The Power of Atmosphere in Architectural Visualization

When form stops at precision and rendering becomes ritual, atmosphere begins. In the quiet glow between light and shadow, designs find their soul. Visualization isn’t just about showing what a building could look like—it’s about what it feels like to be there.


Cinematic Mood in Rendered Spaces

Think of Alex Roman’s “The Third & The Seventh” — every image is a frame from a film; not showing materials, but emotion: light streaming, dust motes, reflective surfaces, human absence. The visualization builds longing and memory.
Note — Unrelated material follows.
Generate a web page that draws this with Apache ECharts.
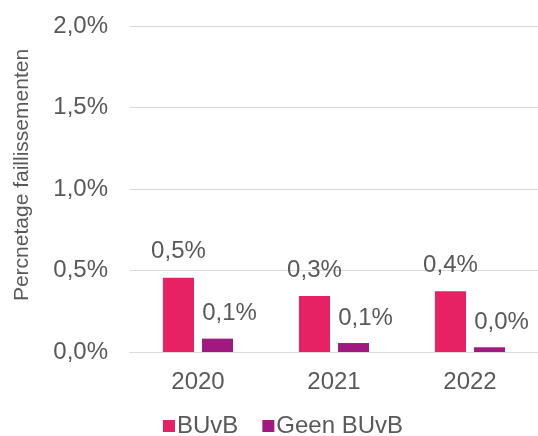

Storytelling through Light & Color

Studios like Luxigon don’t aim for perfect realism—they chase atmosphere. Their palette, light diffusion, use of weather and color shifts evoke mood. Every scene looks like a moment rather than a snapshot.

The Rendering as Emotional Prelude to Reality

When a visualization moves you, it sets expectations: that feeling becomes part of client anticipation. MIR Studio’s atmospheric renders feel like paintings, not blueprints. They suggest how it will feel to touch the walls, walk in the corridors, breathe the air.
Atmosphere is not add-on; it is the silent architecture of belief before the project is built.

Atmosphere in architectural visualization is more than an aesthetic choice—it’s a narrative power. It bridges the gap between the imagined and the felt, turning pixels into places, renders into memories. In every project, every client pitch, every branding visualization, we have the choice: show what something looks like, or show what it feels like. The latter endures.